▶ [Exercise material]

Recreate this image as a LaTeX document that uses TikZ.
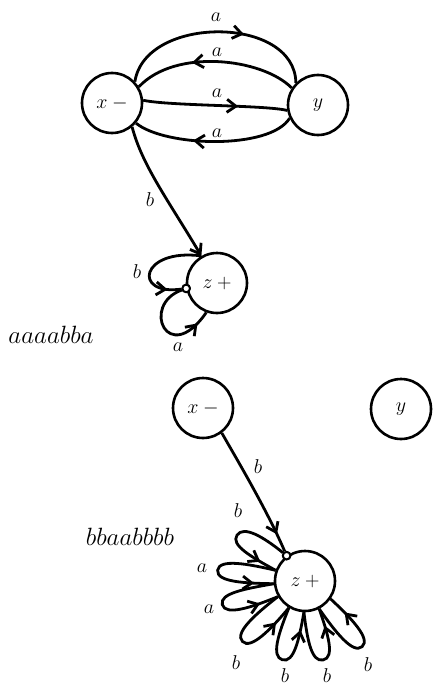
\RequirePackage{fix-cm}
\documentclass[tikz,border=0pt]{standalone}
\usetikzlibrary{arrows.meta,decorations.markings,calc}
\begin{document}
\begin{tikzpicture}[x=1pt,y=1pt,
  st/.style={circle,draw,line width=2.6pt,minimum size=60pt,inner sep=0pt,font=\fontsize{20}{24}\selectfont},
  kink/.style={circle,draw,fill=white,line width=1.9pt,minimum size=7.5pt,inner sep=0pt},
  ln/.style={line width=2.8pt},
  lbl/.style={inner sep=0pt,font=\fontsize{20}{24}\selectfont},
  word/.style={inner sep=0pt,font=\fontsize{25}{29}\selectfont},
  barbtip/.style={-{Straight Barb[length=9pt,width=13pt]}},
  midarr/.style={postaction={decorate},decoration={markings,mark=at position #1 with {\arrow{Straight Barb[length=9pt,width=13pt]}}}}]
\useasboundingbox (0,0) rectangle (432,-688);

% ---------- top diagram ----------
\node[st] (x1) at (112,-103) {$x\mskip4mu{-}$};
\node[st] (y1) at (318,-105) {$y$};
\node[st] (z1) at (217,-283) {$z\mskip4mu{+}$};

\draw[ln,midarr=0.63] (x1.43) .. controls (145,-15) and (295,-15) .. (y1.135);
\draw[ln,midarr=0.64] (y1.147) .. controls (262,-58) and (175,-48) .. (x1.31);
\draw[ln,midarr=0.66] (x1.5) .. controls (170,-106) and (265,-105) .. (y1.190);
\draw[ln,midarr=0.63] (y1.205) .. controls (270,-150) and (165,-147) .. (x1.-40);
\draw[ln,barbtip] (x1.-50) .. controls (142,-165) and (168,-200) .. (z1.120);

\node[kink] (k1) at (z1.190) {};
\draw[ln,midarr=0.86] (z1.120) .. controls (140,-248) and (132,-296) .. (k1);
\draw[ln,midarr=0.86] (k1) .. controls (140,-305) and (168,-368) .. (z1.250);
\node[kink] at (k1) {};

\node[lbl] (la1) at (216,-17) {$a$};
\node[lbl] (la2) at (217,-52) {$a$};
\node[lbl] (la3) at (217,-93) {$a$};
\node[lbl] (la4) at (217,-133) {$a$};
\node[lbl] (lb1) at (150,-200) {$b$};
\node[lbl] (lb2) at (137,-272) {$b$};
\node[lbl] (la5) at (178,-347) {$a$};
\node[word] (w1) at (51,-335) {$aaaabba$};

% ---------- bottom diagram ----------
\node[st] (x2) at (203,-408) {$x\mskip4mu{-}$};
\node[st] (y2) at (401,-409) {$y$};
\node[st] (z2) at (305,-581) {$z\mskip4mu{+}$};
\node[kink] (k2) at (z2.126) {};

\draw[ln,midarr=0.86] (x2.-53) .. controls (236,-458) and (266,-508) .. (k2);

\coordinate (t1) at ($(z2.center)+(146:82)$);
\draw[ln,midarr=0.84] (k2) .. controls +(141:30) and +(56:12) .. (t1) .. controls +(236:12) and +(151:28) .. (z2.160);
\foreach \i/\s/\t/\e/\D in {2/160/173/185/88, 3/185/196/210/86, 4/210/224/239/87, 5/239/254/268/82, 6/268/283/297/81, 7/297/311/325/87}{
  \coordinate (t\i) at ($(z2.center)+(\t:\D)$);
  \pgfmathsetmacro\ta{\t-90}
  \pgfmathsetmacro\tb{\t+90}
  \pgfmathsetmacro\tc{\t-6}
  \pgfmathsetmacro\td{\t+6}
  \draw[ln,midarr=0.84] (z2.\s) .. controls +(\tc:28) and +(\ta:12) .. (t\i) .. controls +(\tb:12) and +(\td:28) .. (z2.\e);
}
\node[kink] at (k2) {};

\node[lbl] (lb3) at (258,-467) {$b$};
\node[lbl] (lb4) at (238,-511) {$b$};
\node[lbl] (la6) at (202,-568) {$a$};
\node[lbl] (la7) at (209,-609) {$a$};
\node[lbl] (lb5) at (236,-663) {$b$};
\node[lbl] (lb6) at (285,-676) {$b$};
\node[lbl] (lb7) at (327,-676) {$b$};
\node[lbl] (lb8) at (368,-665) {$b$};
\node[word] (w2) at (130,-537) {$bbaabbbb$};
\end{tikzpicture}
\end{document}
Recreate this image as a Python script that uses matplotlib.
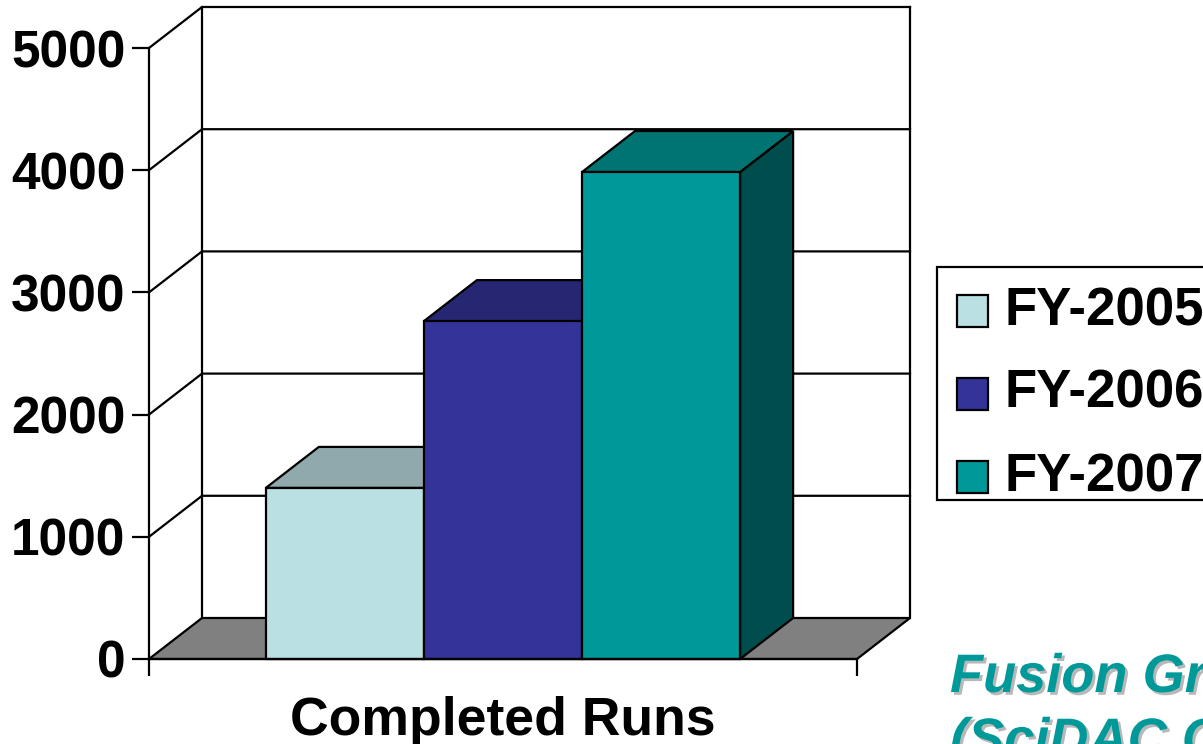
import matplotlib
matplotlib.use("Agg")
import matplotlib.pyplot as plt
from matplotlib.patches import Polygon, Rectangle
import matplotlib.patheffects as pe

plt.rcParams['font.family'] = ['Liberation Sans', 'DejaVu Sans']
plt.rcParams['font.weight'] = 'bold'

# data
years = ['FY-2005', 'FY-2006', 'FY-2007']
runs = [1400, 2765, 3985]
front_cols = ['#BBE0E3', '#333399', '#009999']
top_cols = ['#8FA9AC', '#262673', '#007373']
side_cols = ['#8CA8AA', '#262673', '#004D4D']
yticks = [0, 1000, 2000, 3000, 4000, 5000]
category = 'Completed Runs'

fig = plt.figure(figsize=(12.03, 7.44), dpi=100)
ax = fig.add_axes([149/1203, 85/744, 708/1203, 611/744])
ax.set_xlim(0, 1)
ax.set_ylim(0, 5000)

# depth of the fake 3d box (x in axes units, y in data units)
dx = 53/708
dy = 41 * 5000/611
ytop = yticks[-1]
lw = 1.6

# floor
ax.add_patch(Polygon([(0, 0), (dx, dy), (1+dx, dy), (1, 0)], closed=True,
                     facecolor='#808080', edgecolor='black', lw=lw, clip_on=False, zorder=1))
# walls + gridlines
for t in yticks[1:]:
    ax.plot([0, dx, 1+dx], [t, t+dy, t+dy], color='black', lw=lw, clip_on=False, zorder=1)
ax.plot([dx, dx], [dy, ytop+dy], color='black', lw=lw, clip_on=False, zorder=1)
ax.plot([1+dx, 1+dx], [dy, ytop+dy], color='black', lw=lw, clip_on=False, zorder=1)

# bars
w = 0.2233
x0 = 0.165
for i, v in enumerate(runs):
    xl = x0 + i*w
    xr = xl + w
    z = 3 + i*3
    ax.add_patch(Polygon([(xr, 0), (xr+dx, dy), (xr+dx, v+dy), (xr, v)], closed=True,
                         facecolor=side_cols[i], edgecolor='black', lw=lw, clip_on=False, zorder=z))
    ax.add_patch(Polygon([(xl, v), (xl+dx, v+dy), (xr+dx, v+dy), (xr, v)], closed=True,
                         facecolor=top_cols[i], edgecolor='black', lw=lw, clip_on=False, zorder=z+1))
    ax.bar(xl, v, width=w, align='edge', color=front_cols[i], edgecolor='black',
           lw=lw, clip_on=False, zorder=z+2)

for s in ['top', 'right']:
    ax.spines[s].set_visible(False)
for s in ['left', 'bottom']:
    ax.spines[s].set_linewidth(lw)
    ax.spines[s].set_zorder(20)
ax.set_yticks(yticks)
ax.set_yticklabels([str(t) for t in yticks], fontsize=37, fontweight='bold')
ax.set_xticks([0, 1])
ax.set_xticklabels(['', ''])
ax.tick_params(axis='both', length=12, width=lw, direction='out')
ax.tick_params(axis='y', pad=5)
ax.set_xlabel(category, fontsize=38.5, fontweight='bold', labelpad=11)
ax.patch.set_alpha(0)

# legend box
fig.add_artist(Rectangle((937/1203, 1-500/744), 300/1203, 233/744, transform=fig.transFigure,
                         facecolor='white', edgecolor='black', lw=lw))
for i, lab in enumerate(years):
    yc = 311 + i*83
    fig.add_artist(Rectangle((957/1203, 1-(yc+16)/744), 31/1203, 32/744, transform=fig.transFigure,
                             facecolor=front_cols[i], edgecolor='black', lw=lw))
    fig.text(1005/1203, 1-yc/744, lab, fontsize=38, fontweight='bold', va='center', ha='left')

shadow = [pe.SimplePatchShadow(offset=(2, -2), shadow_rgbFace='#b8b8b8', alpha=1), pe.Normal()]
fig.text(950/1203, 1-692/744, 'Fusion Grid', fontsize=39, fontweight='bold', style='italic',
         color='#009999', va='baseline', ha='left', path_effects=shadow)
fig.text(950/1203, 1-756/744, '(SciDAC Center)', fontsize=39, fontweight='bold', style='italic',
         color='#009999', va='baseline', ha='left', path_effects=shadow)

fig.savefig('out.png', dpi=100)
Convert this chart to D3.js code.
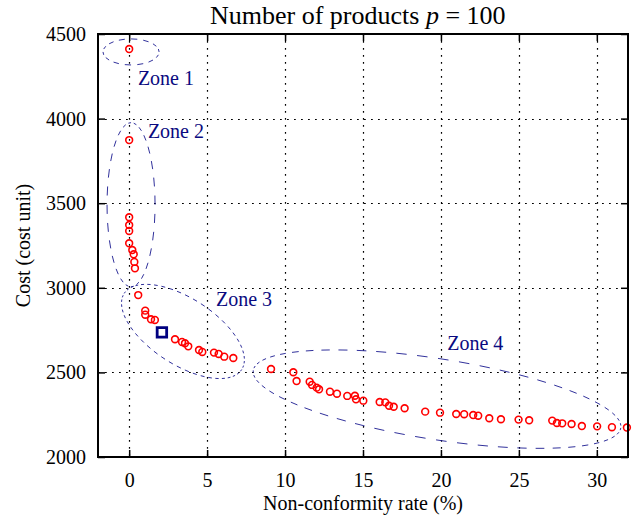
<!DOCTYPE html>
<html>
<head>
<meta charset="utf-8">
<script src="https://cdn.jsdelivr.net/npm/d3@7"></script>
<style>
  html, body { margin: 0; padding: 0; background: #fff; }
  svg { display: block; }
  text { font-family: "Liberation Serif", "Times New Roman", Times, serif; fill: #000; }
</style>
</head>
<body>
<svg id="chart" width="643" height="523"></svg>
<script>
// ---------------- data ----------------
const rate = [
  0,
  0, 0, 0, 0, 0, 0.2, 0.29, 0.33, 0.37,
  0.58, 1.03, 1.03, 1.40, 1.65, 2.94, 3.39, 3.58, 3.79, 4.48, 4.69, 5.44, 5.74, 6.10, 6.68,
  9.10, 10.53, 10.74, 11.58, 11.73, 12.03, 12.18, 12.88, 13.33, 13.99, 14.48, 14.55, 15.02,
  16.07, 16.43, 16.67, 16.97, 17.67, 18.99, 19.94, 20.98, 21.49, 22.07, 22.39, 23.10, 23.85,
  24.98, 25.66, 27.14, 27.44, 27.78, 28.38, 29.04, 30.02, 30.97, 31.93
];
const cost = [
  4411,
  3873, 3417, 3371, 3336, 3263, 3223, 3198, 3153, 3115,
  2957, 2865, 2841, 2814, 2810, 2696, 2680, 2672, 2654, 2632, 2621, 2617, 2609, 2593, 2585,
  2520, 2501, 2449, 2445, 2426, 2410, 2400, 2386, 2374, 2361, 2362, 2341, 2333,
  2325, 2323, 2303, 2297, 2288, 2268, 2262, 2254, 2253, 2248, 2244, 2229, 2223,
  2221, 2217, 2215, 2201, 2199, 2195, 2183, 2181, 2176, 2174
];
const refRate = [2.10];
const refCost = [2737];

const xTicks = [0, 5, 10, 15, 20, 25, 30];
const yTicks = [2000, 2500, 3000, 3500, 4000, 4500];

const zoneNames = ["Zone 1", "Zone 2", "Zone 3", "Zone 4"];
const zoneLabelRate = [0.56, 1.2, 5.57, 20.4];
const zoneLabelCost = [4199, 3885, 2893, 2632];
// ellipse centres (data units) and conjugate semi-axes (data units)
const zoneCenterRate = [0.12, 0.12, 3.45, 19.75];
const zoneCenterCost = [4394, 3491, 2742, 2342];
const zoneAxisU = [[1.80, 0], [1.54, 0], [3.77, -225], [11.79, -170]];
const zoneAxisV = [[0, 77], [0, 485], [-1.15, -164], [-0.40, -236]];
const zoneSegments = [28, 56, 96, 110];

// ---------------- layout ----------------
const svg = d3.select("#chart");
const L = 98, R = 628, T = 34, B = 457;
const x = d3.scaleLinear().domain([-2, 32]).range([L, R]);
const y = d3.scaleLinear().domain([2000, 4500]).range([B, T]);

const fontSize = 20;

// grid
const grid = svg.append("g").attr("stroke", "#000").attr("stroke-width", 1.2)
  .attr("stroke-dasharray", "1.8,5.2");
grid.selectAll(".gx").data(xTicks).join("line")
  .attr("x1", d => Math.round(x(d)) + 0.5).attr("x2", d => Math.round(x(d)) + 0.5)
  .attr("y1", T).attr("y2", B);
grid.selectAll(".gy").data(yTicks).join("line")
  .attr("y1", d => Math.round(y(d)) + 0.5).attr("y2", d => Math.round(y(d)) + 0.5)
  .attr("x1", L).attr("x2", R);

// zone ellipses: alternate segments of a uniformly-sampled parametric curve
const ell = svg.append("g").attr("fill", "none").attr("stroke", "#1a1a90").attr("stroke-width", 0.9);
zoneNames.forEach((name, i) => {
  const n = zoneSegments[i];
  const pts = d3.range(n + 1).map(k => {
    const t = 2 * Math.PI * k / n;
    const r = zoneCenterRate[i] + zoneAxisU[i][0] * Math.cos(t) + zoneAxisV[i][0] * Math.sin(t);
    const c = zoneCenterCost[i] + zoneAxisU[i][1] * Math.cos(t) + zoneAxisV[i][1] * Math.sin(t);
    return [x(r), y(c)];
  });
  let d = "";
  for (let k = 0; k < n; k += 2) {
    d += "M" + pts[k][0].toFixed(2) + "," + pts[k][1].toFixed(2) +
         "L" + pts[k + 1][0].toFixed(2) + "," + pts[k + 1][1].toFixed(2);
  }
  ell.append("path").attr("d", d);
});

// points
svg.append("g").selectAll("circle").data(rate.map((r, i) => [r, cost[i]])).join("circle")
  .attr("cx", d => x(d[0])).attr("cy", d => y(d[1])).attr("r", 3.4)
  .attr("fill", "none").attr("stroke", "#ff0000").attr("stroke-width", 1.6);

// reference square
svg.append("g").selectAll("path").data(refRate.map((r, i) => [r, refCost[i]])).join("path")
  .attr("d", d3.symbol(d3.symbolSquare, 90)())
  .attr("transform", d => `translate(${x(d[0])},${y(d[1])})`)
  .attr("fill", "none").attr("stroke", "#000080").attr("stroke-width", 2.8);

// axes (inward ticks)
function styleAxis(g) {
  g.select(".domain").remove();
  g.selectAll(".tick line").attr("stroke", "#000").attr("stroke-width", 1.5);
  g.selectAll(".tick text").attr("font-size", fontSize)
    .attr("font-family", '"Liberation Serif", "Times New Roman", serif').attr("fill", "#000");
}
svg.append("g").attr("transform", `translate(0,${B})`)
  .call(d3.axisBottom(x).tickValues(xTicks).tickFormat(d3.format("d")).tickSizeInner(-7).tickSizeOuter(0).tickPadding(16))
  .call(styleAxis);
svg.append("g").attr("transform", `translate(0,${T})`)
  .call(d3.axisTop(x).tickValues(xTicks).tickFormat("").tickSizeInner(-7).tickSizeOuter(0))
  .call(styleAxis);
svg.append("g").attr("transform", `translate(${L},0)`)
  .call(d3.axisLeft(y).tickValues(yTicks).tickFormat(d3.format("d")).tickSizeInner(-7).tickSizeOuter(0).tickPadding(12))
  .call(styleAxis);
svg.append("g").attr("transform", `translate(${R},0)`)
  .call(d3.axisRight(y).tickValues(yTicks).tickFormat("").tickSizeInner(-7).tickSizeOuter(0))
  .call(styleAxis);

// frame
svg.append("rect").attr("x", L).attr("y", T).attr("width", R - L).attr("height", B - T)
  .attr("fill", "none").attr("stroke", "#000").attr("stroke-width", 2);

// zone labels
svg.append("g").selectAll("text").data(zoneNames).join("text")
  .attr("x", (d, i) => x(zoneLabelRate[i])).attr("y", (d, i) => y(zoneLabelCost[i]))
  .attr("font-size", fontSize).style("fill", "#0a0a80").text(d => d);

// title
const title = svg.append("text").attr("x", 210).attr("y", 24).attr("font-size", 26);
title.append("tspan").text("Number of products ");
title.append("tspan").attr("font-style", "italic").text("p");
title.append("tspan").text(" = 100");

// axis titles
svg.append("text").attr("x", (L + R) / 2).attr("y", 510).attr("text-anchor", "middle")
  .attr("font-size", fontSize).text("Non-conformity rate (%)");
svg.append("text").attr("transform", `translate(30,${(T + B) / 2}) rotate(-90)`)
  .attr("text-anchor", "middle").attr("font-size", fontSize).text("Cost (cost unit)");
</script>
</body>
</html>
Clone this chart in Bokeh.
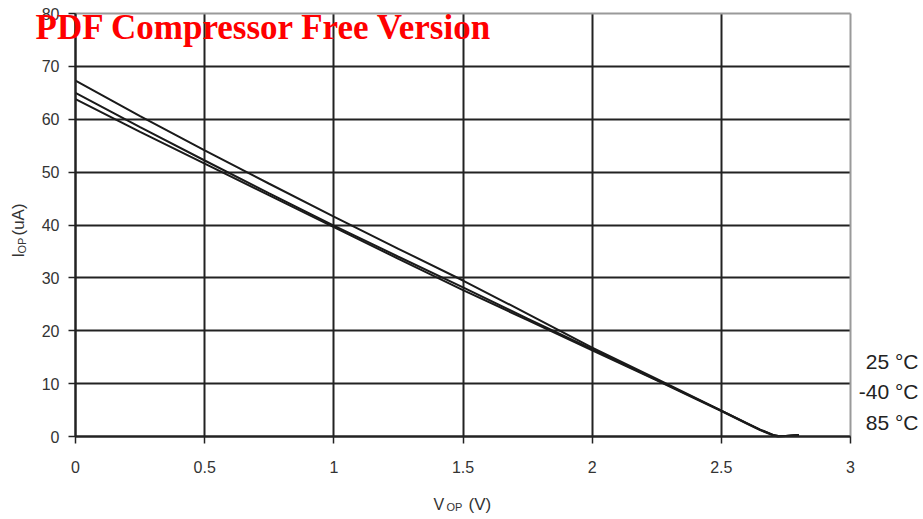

▶ [Request]
Set down exactly the lines above, from the line containing "Recreate this image as a Python" through the line containing "plt.rcParams['font.weight'] = 'bold'". Skip the pictures.

▶ [Task solution]
Recreate this image as a Python script that uses matplotlib.
import matplotlib
matplotlib.use("Agg")
import matplotlib.pyplot as plt
from matplotlib.patches import Polygon, Rectangle
import matplotlib.patheffects as pe

plt.rcParams['font.family'] = ['Liberation Sans', 'DejaVu Sans']
plt.rcParams['font.weight'] = 'bold'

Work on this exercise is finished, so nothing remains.